Adaptive Data Retention and Deletion Clauses for Edge AI SaaS Agreements
The rapid convergence of edge computing and software‑as‑a‑service has created a new frontier for contract design. Traditional static data‑retention schedules no longer reflect the fluid reality of distributed data pipelines, real‑time analytics, and AI‑augmented decision making. Companies that rely on edge‑AI platforms must therefore embed clauses that can adjust automatically to changes in usage, regulation, and risk exposure.
Why Static Clauses Fail in an Edge‑AI World
Edge devices generate terabytes of telemetry every hour, feeding those streams into central SaaS engines for enrichment and insight. A clause that simply states “data will be retained for three years” ignores three critical variables:
- Regulatory drift – New privacy mandates such as the latest revisions to the GDPR or emerging data‑localization rules can require shorter or longer retention periods in specific jurisdictions.
- Resource economics – Edge storage is limited; retaining data longer than needed can increase operational costs and latency.
- AI model drift – Machine‑learning models may need historic data for retraining, but the relevance of older data degrades over time, creating a natural expiration point.
When contracts remain rigid, businesses face compliance penalties, unnecessary storage spend, and lost opportunities for AI‑driven improvements.
Core Elements of an Adaptive Clause
An adaptive clause blends legal language with technical triggers. The following components are essential:
- Trigger definition – Conditions such as “when the data age exceeds the model relevance threshold” or “upon issuance of a new data‑protection law in the user’s jurisdiction.”

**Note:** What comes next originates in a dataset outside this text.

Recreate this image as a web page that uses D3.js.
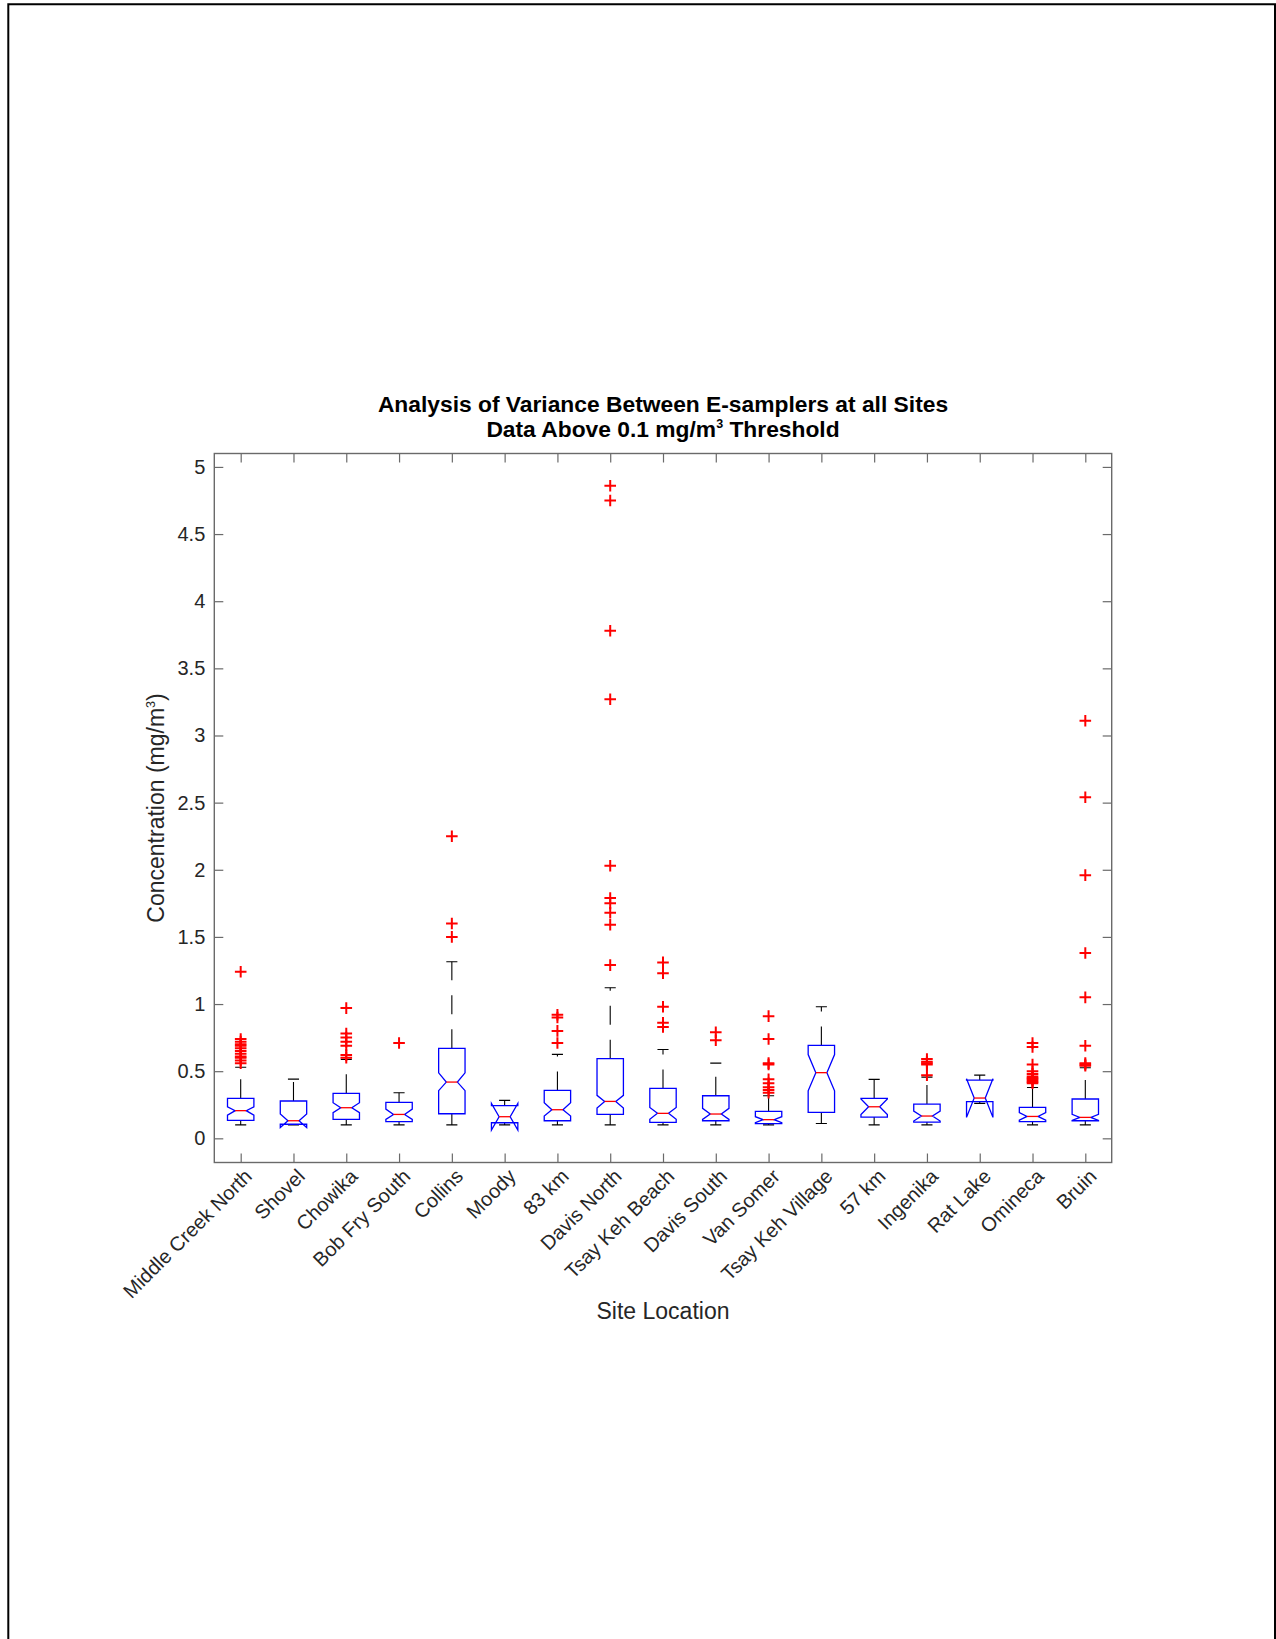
<!DOCTYPE html>
<html>
<head>
<meta charset="utf-8">
<script src="https://cdn.jsdelivr.net/npm/d3@7"></script>
<style>
  html, body { margin: 0; padding: 0; background: #fff; }
  svg { display: block; }
  text { font-family: "Liberation Sans", Arial, Helvetica, sans-serif; }
</style>
</head>
<body>
<svg id="chart" width="1276" height="1639"></svg>
<script>
// site names along the x axis
const sites = ['Middle Creek North', 'Shovel', 'Chowika', 'Bob Fry South', 'Collins', 'Moody',
  '83 km', 'Davis North', 'Tsay Keh Beach', 'Davis South', 'Van Somer', 'Tsay Keh Village',
  '57 km', 'Ingenika', 'Rat Lake', 'Omineca', 'Bruin'];

// box statistics (mg/m3)
const whiskerLow = [0.10, 0.10, 0.10, 0.10, 0.10, 0.10, 0.10, 0.10, 0.10, 0.10, 0.10, 0.11, 0.10, 0.10, 0.26, 0.10, 0.10];
const q1 = [0.134, 0.105, 0.141, 0.124, 0.183, 0.116, 0.131, 0.178, 0.119, 0.131, 0.109, 0.193, 0.158, 0.121, 0.273, 0.124, 0.131];
const median = [0.206, 0.131, 0.228, 0.178, 0.419, 0.161, 0.213, 0.275, 0.186, 0.181, 0.139, 0.489, 0.235, 0.166, 0.300, 0.163, 0.156];
const q3 = [0.298, 0.278, 0.335, 0.268, 0.670, 0.243, 0.357, 0.593, 0.372, 0.317, 0.201, 0.692, 0.298, 0.255, 0.434, 0.230, 0.293];
const whiskerHigh = [0.529, 0.441, 0.588, 0.339, 1.315, 0.283, 0.625, 1.121, 0.662, 0.560, 0.317, 0.980, 0.439, 0.456, 0.471, 0.379, 0.526];
const notchLow = [0.173, 0.081, 0.191, 0.141, 0.355, 0.062, 0.166, 0.225, 0.142, 0.141, 0.117, 0.354, 0.177, 0.129, 0.156, 0.136, 0.134];
const notchHigh = [0.235, 0.181, 0.265, 0.218, 0.488, 0.260, 0.265, 0.320, 0.230, 0.223, 0.161, 0.624, 0.293, 0.203, 0.444, 0.191, 0.178];

// outliers per site
const outliers = [
  [0.56, 0.58, 0.60, 0.61, 0.63, 0.65, 0.67, 0.69, 0.70, 0.72, 0.74, 1.24],
  [],
  [0.60, 0.62, 0.69, 0.72, 0.75, 0.78, 0.97],
  [0.71],
  [1.50, 1.60, 2.25],
  [],
  [0.71, 0.80, 0.90, 0.92],
  [1.29, 1.59, 1.68, 1.75, 1.79, 2.03, 3.27, 3.78, 4.75, 4.86],
  [0.83, 0.86, 0.98, 1.23, 1.31],
  [0.73, 0.79],
  [0.34, 0.36, 0.38, 0.41, 0.44, 0.55, 0.56, 0.74, 0.91],
  [],
  [],
  [0.47, 0.55, 0.56, 0.57, 0.59],
  [],
  [0.41, 0.42, 0.43, 0.44, 0.45, 0.46, 0.48, 0.50, 0.55, 0.68, 0.71],
  [0.54, 0.55, 0.56, 0.69, 1.05, 1.38, 1.96, 2.54, 3.11]
];

const yTicks = [0, 0.5, 1, 1.5, 2, 2.5, 3, 3.5, 4, 4.5, 5];

const svg = d3.select('#chart');

// page frame (left, top, right edges)
svg.append('path')
  .attr('d', 'M8.3,1639V4.3H1275V1639')
  .attr('fill', 'none')
  .attr('stroke', '#000')
  .attr('stroke-width', 2);

const plotLeft = 214.3, plotRight = 1111.7, plotTop = 453.5, plotBottom = 1162.5;

const x = d3.scaleLinear().domain([0.5, sites.length + 0.5]).range([plotLeft, plotRight]);
const y = d3.scaleLinear().domain([-0.18, 5.1]).range([plotBottom, plotTop]);

const data = sites.map((s, i) => ({
  site: s, pos: i + 1,
  lo: whiskerLow[i], q1: q1[i], med: median[i], q3: q3[i], hi: whiskerHigh[i],
  nlo: notchLow[i], nhi: notchHigh[i], out: outliers[i]
}));

const axisColor = '#6a6a6a';
const textColor = '#262626';

// axes (ticks point inwards, mirrored on top and right)
const yAxis = svg.append('g')
  .attr('transform', `translate(${plotLeft},0)`)
  .call(d3.axisLeft(y).tickValues(yTicks).tickFormat(d => String(d)).tickSize(-9).tickSizeOuter(0).tickPadding(9));
const yAxisR = svg.append('g')
  .attr('transform', `translate(${plotRight},0)`)
  .call(d3.axisRight(y).tickValues(yTicks).tickFormat('').tickSize(-9).tickSizeOuter(0));
const xAxis = svg.append('g')
  .attr('transform', `translate(0,${plotBottom})`)
  .call(d3.axisBottom(x).tickValues(data.map(d => d.pos)).tickFormat((d, i) => sites[i]).tickSize(-9).tickSizeOuter(0));
const xAxisT = svg.append('g')
  .attr('transform', `translate(0,${plotTop})`)
  .call(d3.axisTop(x).tickValues(data.map(d => d.pos)).tickFormat('').tickSize(-9).tickSizeOuter(0));

[yAxis, yAxisR, xAxis, xAxisT].forEach(g => {
  g.select('.domain').remove();
  g.selectAll('line').attr('stroke', axisColor).attr('stroke-width', 1.2);
  g.selectAll('text').attr('fill', textColor).style('font-size', '20px')
    .style('font-family', '"Liberation Sans", Arial, Helvetica, sans-serif');
});

xAxis.selectAll('text')
  .attr('x', 0).attr('y', 0).attr('dy', '0.71em')
  .attr('text-anchor', 'end')
  .attr('transform', 'translate(2,5) rotate(-45)');

svg.append('rect')
  .attr('x', plotLeft).attr('y', plotTop)
  .attr('width', plotRight - plotLeft).attr('height', plotBottom - plotTop)
  .attr('fill', 'none')
  .attr('stroke', axisColor)
  .attr('stroke-width', 1.4);

// box plots
const halfW = 0.25, notchW = 0.105, capW = 0.105;
const boxes = svg.append('g');

const g = boxes.selectAll('g.box').data(data).enter().append('g').attr('class', 'box');

// whiskers: dashed, pattern starts at the box edge
g.append('path')
  .attr('d', d => `M${x(d.pos)},${y(d.q3)}V${y(d.hi)}`)
  .attr('stroke', '#000').attr('stroke-width', 1.1).attr('fill', 'none')
  .attr('stroke-dasharray', '19,15');
g.append('path')
  .attr('d', d => `M${x(d.pos)},${y(d.q1)}V${y(d.lo)}`)
  .attr('stroke', '#000').attr('stroke-width', 1.1).attr('fill', 'none')
  .attr('stroke-dasharray', '19,15');
g.append('path')
  .attr('d', d => `M${x(d.pos - capW)},${y(d.hi)}H${x(d.pos + capW)}M${x(d.pos - capW)},${y(d.lo)}H${x(d.pos + capW)}`)
  .attr('stroke', '#000').attr('stroke-width', 1.1).attr('fill', 'none');

// notched box outline
g.append('path')
  .attr('d', d => {
    const pts = [
      [d.pos - halfW, d.q1], [d.pos - halfW, d.nlo], [d.pos - notchW, d.med], [d.pos - halfW, d.nhi],
      [d.pos - halfW, d.q3], [d.pos + halfW, d.q3], [d.pos + halfW, d.nhi], [d.pos + notchW, d.med],
      [d.pos + halfW, d.nlo], [d.pos + halfW, d.q1]
    ];
    return d3.line().x(p => x(p[0])).y(p => y(p[1]))(pts) + 'Z';
  })
  .attr('fill', 'none').attr('stroke', '#0000ff').attr('stroke-width', 1.3);

g.append('line')
  .attr('x1', d => x(d.pos - notchW)).attr('x2', d => x(d.pos + notchW))
  .attr('y1', d => y(d.med)).attr('y2', d => y(d.med))
  .attr('stroke', '#ff0000').attr('stroke-width', 1.3);

// outlier crosses
const s = 5.8;
g.selectAll('path.out').data(d => d.out.map(v => ({ pos: d.pos, v }))).enter()
  .append('path').attr('class', 'out')
  .attr('d', o => `M${x(o.pos) - s},${y(o.v)}H${x(o.pos) + s}M${x(o.pos)},${y(o.v) - s}V${y(o.v) + s}`)
  .attr('stroke', '#ff0000').attr('stroke-width', 2).attr('fill', 'none');

// labels
const cx = (plotLeft + plotRight) / 2;
const title = svg.append('text')
  .attr('x', cx).attr('y', 412)
  .attr('text-anchor', 'middle')
  .style('font-size', '22.8px').style('font-weight', 'bold').attr('fill', '#000');
title.append('tspan').attr('x', cx).text('Analysis of Variance Between E-samplers at all Sites');
const t2 = title.append('tspan').attr('x', cx).attr('dy', 24.5);
t2.append('tspan').text('Data Above 0.1 mg/m');
t2.append('tspan').attr('dy', -9).style('font-size', '12.5px').text('3');
t2.append('tspan').attr('dy', 9).text(' Threshold');

svg.append('text')
  .attr('x', cx).attr('y', 1318.5)
  .attr('text-anchor', 'middle')
  .style('font-size', '23px').attr('fill', textColor)
  .text('Site Location');

const yl = svg.append('text')
  .attr('transform', `translate(164,${(plotTop + plotBottom) / 2}) rotate(-90)`)
  .attr('text-anchor', 'middle')
  .style('font-size', '23px').attr('fill', textColor);
yl.append('tspan').text('Concentration (mg/m');
yl.append('tspan').attr('dy', -9).style('font-size', '12.5px').text('3');
yl.append('tspan').attr('dy', 9).text(')');
</script>
</body>
</html>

- Retention policy engine – A rule‑based system, often powered by AI, that evaluates triggers and calculates the appropriate retention duration.
- Deletion automation – Secure erasure workflows that execute without manual intervention, ensuring compliance with the calculated schedule.

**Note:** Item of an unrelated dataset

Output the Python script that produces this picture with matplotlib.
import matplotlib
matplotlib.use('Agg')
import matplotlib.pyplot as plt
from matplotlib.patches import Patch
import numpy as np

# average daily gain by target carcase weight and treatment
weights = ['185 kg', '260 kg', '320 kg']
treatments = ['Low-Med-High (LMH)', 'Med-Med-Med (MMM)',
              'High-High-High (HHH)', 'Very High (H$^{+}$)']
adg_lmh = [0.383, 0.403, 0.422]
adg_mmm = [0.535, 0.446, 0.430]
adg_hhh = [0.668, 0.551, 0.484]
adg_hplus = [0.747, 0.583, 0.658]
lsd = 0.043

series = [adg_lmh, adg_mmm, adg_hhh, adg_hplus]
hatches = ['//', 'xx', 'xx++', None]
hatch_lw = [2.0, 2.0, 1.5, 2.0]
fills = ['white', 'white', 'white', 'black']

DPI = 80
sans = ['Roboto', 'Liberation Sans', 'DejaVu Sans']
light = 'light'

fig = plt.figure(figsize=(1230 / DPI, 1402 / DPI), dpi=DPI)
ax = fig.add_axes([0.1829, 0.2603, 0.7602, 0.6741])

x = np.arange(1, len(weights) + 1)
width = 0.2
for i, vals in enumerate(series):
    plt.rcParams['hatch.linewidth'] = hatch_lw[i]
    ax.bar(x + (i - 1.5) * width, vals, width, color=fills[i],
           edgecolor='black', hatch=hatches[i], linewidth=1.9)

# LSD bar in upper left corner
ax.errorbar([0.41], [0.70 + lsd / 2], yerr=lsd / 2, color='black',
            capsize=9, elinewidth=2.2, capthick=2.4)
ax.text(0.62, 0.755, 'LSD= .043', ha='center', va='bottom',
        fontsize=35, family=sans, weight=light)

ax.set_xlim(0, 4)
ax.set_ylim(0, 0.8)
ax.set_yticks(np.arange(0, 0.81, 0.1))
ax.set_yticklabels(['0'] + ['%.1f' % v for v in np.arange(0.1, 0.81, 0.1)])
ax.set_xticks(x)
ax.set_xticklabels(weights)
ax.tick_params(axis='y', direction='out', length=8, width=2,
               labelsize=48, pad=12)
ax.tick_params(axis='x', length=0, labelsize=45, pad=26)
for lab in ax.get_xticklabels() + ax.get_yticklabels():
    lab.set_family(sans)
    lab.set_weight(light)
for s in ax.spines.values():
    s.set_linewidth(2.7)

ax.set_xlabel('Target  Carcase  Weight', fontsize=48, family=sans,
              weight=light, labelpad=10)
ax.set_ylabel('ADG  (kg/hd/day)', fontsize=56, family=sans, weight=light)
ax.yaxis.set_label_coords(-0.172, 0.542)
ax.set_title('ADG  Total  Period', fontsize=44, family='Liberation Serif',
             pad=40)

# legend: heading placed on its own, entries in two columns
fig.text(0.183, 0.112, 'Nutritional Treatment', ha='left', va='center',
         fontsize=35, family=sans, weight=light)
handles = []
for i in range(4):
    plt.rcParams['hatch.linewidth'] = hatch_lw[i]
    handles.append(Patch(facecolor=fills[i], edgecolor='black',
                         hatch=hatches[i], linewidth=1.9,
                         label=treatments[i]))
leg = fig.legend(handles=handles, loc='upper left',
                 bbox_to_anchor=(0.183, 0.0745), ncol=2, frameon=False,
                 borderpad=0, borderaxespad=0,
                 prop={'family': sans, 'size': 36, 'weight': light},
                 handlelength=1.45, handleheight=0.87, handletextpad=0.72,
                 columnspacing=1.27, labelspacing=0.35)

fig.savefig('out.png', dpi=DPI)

- Audit trail – Immutable logs, preferably stored on a blockchain or a tamper‑evident ledger, that prove when and why data was retained or deleted.
The Legal Framework Behind Adaptive Retention
Key regulatory texts shape the permissible scope of adaptive clauses:
- The **GDPR** emphasizes the “right to be forgotten” and mandates that data not be kept longer than necessary.

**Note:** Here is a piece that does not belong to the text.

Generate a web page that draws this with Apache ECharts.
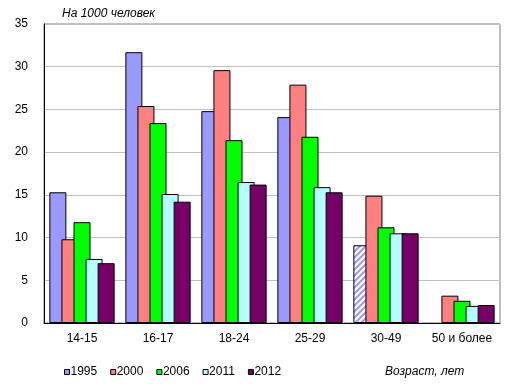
<!DOCTYPE html>
<html>
<head>
<meta charset="utf-8">
<script src="https://cdn.jsdelivr.net/npm/echarts@6/dist/echarts.min.js"></script>
<style>
html,body{margin:0;padding:0;background:#fff;}
#chart{width:516px;height:391px;}
</style>
</head>
<body>
<div id="chart"></div>
<script>
var categories = ['14-15', '16-17', '18-24', '25-29', '30-49', '50 и более'];
var years = ['1995', '2000', '2006', '2011', '2012'];
var v1995 = [15.3, 31.7, 24.8, 24.1, 9.1, null];
var v2000 = [9.8, 25.4, 29.6, 27.9, 14.9, 3.2];
var v2006 = [11.8, 23.4, 21.4, 21.8, 11.2, 2.6];
var v2011 = [7.5, 15.1, 16.5, 15.9, 10.5, 2.0];
var v2012 = [7.0, 14.2, 16.2, 15.3, 10.5, 2.1];
var hatchedIndex1995 = 4; // estimated value shown with hatching
var yTicks = [0, 5, 10, 15, 20, 25, 30, 35];

var colors = ['#9999FF', '#FF8080', '#00FF00', '#B4FFFF', '#760066'];
var FONT = 'Arial, "Liberation Sans", sans-serif';

// diagonal hatch pattern
var tile = document.createElement('canvas');
tile.width = 6; tile.height = 6;
var c = tile.getContext('2d');
c.fillStyle = '#ffffff'; c.fillRect(0, 0, 6, 6);
c.strokeStyle = '#9999FF'; c.lineWidth = 2;
c.beginPath();
c.moveTo(-1, 7); c.lineTo(7, -1);
c.moveTo(-4, 4); c.lineTo(4, -4);
c.moveTo(2, 10); c.lineTo(10, 2);
c.stroke();

var seriesVals = [v1995, v2000, v2006, v2011, v2012];
var series = seriesVals.map(function (vals, i) {
  return {
    name: years[i],
    type: 'bar',
    barWidth: 17,
    barGap: '-29%',
    barCategoryGap: 0,
    itemStyle: { color: colors[i], borderColor: '#000', borderWidth: 1 },
    data: vals.map(function (v, j) {
      if (v === null) return '-';
      if (i === 0 && j === hatchedIndex1995) {
        return { value: v, itemStyle: { color: { image: tile, repeat: 'repeat' } } };
      }
      return v;
    })
  };
});

var chart = echarts.init(document.getElementById('chart'));
chart.setOption({
  animation: false,
  grid: {
    left: 44, right: 16, top: 24, bottom: 68,
    show: true, borderColor: '#808080', borderWidth: 1
  },
  legend: {
    data: years,
    left: 64, top: 366,
    padding: 0,
    icon: 'rect',
    itemWidth: 5, itemHeight: 5,
    itemGap: 13,
    itemStyle: { borderColor: '#000', borderWidth: 1 },
    textStyle: { fontFamily: FONT, fontSize: 12, color: '#000', padding: [0, 0, 0, -4] }
  },
  xAxis: {
    type: 'category',
    data: categories,
    axisLine: { lineStyle: { color: '#000', width: 1 } },
    axisTick: { show: false },
    axisLabel: { interval: 0, fontFamily: FONT, fontSize: 12, color: '#000', margin: 10 }
  },
  yAxis: {
    type: 'value',
    min: yTicks[0], max: yTicks[yTicks.length - 1], interval: 5,
    axisLine: { show: true, lineStyle: { color: '#000', width: 1 } },
    axisTick: { show: false },
    axisLabel: { fontFamily: FONT, fontSize: 12, color: '#000', margin: 16 },
    splitLine: { lineStyle: { color: '#C0C0C0', width: 1 } }
  },
  graphic: [
    { type: 'text', left: 62, top: 8,
      style: { text: 'На 1000 человек', font: 'italic 12px ' + FONT, fill: '#000' } },
    { type: 'text', left: 385, top: 366,
      style: { text: 'Возраст, лет', font: 'italic 12px ' + FONT, fill: '#000' } }
  ],
  series: series
});
</script>
</body>
</html>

- The **CCPA** requires transparent retention policies and easy consumer‑initiated deletion.
- The **ISO/IEC 27701** provides guidance on privacy information management systems, supporting dynamic controls.
By referencing these standards inside the clause, parties establish a legally defensible baseline for algorithmic adjustments.
Technical Blueprint: From Edge Device to SaaS Policy Engine
The diagram below shows the data‑flow path that triggers adaptive retention decisions.
flowchart LR
A["Edge Device generates telemetry"] --> B["Secure ingest to SaaS platform"]
B --> C["Metadata catalog stores timestamps and jurisdiction tags"]
C --> D["AI‑driven policy engine evaluates triggers"]
D --> E["Retention rule emitted to deletion scheduler"]
E --> F["Secure erasure executed on edge storage"]
D --> G["Audit record written to immutable ledger"]
Every node is clearly labeled, and the flow illustrates how a single retention rule can originate from a combination of regulatory updates and AI model performance metrics.
Implementing the AI‑Driven Policy Engine
Most modern SaaS providers already host a policy‑as‑code framework. To extend it for adaptive retention:
- Ingest regulatory feeds – Use APIs from regulatory monitoring services to keep a live view of jurisdiction‑specific mandates.
- Model relevance scoring – Apply a decay function to data age, weighted by the impact on model accuracy.